De acuerdo con el testimonio del acusado, todo tiene una explicación bastante sencilla: él, un hombre casado, tuvo una relación sentimental con las tres mujeres y se están vengando. “Se asoma”, dice en su testimonio, “un despecho en mi contra”. Además, sostiene, “no es creíble que las supuestas denunciantes, si se sentían tan hostigadas como dicen, se abstuvieran tanto tiempo para iniciar una denuncia en mi contra”. El relato del acusado apela a que es más probable que existan tres mujeres despechadas, mentirosas y vengativas que tres mujeres hostigadas por una misma persona, su jefe, del cual dependen tanto su sostén económico como su futuro laboral.
Después de seis años, el último tribunal que revisó el caso consideró que él las había acosado y, además, resultó culpable por el delito de abuso sexual.
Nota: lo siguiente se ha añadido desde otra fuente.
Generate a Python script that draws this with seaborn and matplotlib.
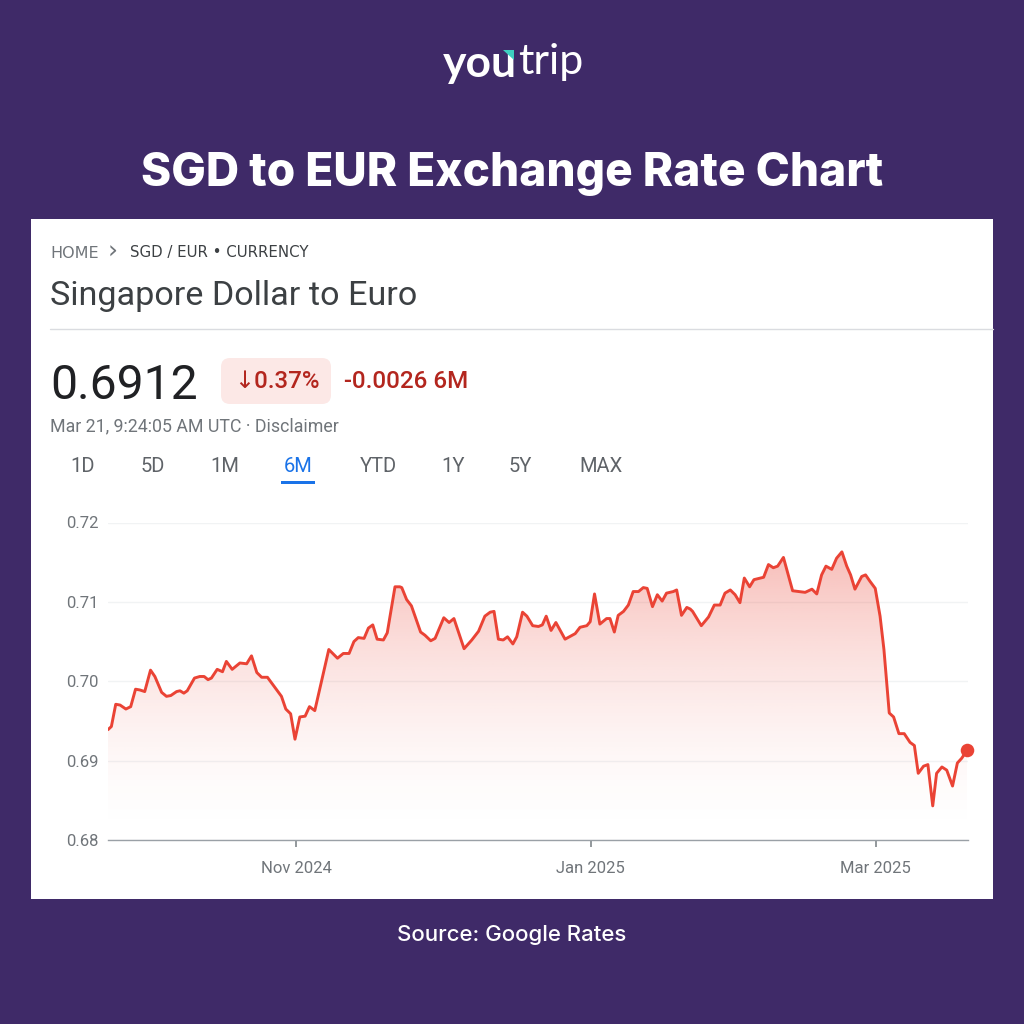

La sanción incluye una multa, seis años de cárcel y su destitución del puesto que ocupaba en la CNDH. En todo este proceso, ellas no recuperaron su trabajo y él alega que lo torturaron en la cárcel (algo que, en el país, no se puede descartar).
El sistema penal en México, más que contribuir a la reparación del daño sufrido por las víctimas, parece que termina por revictimizarlas y multiplicarlas. Más aún: como el proceso penal está pensado para castigar al hostigador y no a la institución, esta no fue llamada a rendir cuentas para justificar cómo es que el acoso duró tanto tiempo. El problema, que es institucional, se individualiza.
Seguir el recorrido de esta condena permite ver los defectos del statu quo: es difícil exigir que las mujeres denuncien si el costo de hacerlo sigue siendo tan alto.
Más allá de lo defectuosos que parecen ser los procesos penales para lidiar con el acoso, son, además, insuficientes. En el mejor escenario, sirven para castigar algo que ya ocurrió, pero hacen poco por prevenirlo. Y la prevención es crucial: es lo que permite que nadie pase más por esto, que debe ser nuestro objetivo. Pasar del “yo también” al “ni una más”.